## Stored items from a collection
··········

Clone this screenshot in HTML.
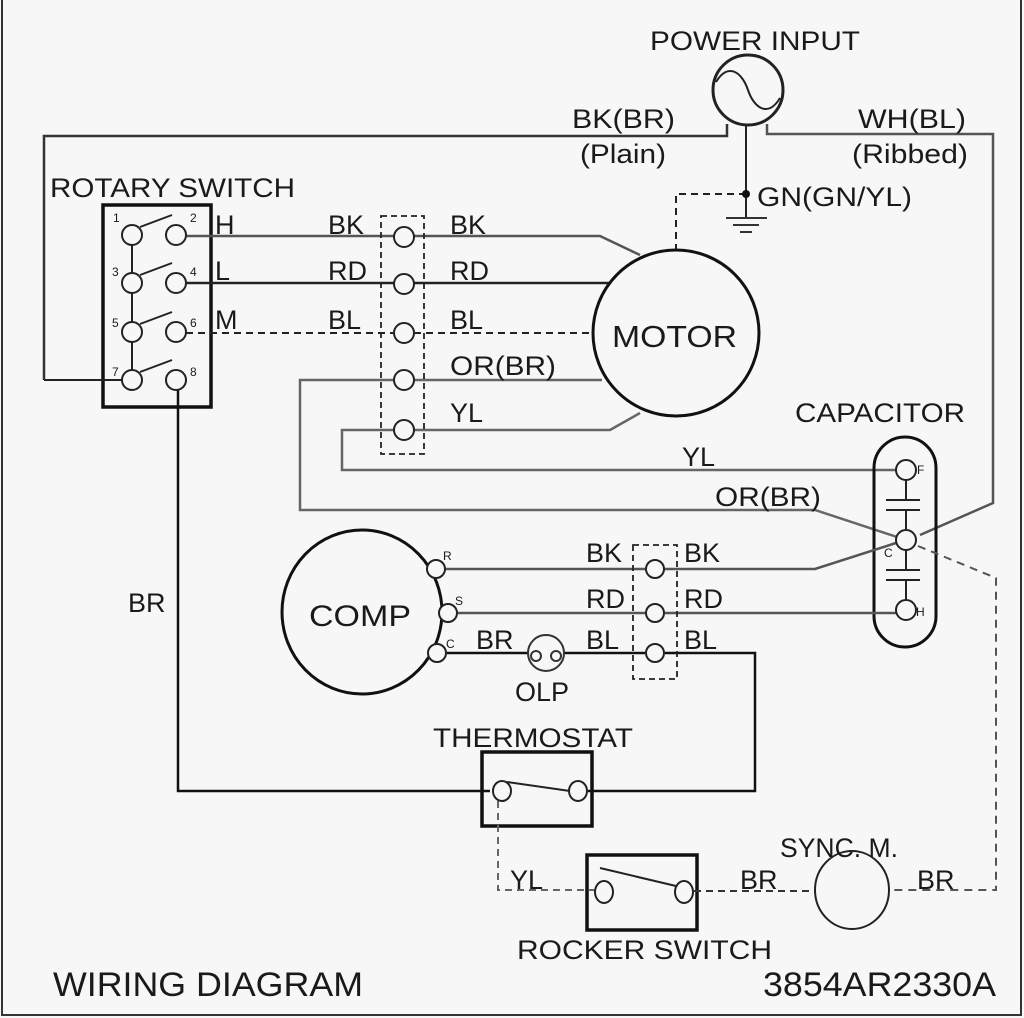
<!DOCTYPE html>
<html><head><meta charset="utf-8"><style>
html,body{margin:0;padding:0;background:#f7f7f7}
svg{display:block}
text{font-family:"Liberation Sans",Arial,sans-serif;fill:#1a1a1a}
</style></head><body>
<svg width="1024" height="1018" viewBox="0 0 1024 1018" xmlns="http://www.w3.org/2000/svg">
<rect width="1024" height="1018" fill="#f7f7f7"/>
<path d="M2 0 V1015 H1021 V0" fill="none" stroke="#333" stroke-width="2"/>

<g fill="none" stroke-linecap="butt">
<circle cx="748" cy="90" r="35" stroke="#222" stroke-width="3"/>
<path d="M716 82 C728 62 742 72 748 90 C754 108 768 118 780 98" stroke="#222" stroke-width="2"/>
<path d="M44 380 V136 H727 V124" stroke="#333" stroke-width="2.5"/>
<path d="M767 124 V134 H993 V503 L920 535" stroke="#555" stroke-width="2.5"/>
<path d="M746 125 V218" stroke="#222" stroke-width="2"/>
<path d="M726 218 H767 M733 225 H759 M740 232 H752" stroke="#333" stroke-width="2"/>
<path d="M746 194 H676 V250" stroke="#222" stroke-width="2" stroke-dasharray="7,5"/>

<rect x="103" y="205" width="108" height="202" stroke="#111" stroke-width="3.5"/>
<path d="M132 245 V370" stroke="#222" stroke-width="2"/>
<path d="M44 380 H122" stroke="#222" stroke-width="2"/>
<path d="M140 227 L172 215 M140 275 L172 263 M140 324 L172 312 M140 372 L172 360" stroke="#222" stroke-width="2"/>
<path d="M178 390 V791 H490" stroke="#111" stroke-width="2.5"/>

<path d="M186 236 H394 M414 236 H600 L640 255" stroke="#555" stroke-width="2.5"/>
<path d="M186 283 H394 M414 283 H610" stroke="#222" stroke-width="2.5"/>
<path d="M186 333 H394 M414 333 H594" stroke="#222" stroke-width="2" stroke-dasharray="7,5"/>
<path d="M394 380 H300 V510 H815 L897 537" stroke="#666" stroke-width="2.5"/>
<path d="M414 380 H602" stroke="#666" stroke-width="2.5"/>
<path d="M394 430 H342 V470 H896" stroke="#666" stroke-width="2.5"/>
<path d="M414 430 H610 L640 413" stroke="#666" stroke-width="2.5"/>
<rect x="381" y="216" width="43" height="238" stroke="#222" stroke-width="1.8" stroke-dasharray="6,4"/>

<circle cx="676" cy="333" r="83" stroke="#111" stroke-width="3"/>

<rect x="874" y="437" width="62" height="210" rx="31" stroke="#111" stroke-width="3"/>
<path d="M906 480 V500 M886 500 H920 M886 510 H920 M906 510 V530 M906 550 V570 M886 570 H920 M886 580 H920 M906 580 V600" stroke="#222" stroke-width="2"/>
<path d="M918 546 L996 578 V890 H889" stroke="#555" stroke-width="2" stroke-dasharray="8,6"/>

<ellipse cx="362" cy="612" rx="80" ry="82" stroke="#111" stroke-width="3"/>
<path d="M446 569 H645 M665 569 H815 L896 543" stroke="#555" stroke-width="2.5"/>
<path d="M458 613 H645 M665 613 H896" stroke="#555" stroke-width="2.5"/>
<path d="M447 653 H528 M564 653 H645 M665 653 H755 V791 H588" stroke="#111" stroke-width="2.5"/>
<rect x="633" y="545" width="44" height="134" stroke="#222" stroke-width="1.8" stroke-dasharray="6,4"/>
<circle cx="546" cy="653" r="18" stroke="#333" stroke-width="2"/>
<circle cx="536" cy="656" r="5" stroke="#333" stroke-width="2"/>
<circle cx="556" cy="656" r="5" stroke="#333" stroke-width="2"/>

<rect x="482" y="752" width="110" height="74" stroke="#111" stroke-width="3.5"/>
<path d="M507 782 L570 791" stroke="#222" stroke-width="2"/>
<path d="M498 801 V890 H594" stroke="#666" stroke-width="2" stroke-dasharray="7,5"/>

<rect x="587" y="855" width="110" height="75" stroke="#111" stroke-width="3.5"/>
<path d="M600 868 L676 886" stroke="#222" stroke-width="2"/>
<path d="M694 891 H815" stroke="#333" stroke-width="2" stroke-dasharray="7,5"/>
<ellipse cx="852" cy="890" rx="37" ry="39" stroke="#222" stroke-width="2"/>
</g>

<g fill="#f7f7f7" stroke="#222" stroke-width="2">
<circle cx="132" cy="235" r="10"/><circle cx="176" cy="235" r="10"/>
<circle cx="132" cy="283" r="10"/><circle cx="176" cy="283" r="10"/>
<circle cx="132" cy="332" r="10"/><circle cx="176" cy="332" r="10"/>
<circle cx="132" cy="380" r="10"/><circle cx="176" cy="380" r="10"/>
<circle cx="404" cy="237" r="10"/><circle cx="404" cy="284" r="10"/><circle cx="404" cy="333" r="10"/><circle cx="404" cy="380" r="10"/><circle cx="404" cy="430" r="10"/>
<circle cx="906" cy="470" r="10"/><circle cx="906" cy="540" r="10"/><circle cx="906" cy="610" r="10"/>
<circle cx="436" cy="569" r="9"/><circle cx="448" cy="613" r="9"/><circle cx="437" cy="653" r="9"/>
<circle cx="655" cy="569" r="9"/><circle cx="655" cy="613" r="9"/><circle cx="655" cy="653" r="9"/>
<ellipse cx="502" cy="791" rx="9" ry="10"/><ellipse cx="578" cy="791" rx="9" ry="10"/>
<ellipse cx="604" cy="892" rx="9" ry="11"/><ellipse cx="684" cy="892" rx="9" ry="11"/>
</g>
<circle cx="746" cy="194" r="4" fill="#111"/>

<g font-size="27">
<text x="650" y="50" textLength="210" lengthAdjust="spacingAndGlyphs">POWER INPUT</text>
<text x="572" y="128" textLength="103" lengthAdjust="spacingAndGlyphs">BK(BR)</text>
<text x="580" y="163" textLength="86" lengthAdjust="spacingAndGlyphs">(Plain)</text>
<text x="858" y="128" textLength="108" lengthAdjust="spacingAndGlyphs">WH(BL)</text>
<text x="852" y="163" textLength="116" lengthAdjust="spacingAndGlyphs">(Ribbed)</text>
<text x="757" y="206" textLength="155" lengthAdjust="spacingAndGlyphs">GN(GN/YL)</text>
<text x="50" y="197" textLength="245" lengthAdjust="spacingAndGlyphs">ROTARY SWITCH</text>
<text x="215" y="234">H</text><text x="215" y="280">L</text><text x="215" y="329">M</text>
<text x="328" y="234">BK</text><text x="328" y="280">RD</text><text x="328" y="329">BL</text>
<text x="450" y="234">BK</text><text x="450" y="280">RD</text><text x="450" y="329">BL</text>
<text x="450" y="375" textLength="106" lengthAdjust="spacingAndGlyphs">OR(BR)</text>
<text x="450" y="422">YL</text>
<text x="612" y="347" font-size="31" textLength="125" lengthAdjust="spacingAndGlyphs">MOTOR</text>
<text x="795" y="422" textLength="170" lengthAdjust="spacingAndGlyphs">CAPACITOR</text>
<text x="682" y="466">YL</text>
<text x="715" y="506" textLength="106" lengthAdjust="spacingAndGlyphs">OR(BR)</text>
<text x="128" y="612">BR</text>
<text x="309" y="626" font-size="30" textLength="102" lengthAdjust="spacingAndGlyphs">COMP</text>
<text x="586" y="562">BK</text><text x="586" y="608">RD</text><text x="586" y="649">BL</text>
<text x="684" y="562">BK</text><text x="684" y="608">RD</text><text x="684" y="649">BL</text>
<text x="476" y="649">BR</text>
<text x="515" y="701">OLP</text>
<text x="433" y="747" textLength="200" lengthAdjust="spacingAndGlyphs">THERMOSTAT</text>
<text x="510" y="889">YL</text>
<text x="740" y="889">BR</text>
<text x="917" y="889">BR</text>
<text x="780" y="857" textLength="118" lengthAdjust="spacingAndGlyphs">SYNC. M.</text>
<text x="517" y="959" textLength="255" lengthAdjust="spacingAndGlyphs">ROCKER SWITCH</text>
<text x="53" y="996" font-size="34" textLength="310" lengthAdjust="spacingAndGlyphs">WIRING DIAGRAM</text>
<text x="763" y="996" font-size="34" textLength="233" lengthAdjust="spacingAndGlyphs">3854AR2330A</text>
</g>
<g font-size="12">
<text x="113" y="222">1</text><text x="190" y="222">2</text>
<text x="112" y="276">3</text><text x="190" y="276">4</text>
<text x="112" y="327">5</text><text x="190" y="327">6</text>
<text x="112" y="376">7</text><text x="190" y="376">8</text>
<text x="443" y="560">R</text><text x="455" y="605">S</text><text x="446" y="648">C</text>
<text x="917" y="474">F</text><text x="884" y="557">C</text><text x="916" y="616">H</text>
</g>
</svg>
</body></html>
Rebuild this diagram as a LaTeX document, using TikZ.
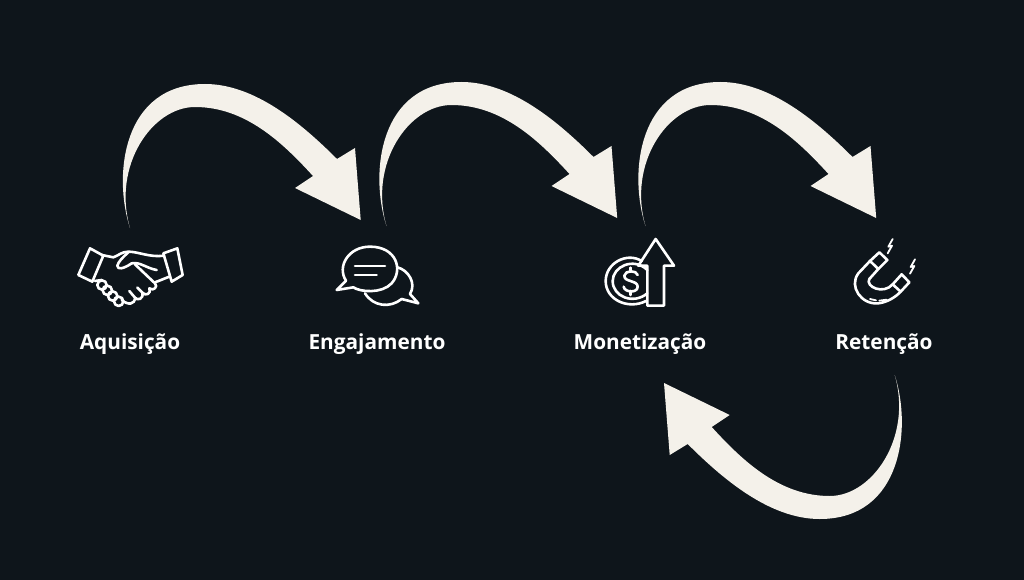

··········

Print exactly the first line of the entries and every line after it through the one that contains "0 V1015 H1021", leaving the pictures out.

## SOLVED EXERCISE
Clone this screenshot in HTML.
<!DOCTYPE html>
<html><head><meta charset="utf-8"><style>
html,body{margin:0;padding:0;background:#f7f7f7}
svg{display:block}
text{font-family:"Liberation Sans",Arial,sans-serif;fill:#1a1a1a}
</style></head><body>
<svg width="1024" height="1018" viewBox="0 0 1024 1018" xmlns="http://www.w3.org/2000/svg">
<rect width="1024" height="1018" fill="#f7f7f7"/>
<path d="M2 0 V1015 H1021 V0" fill="none" stroke="#333" stroke-width="2"/>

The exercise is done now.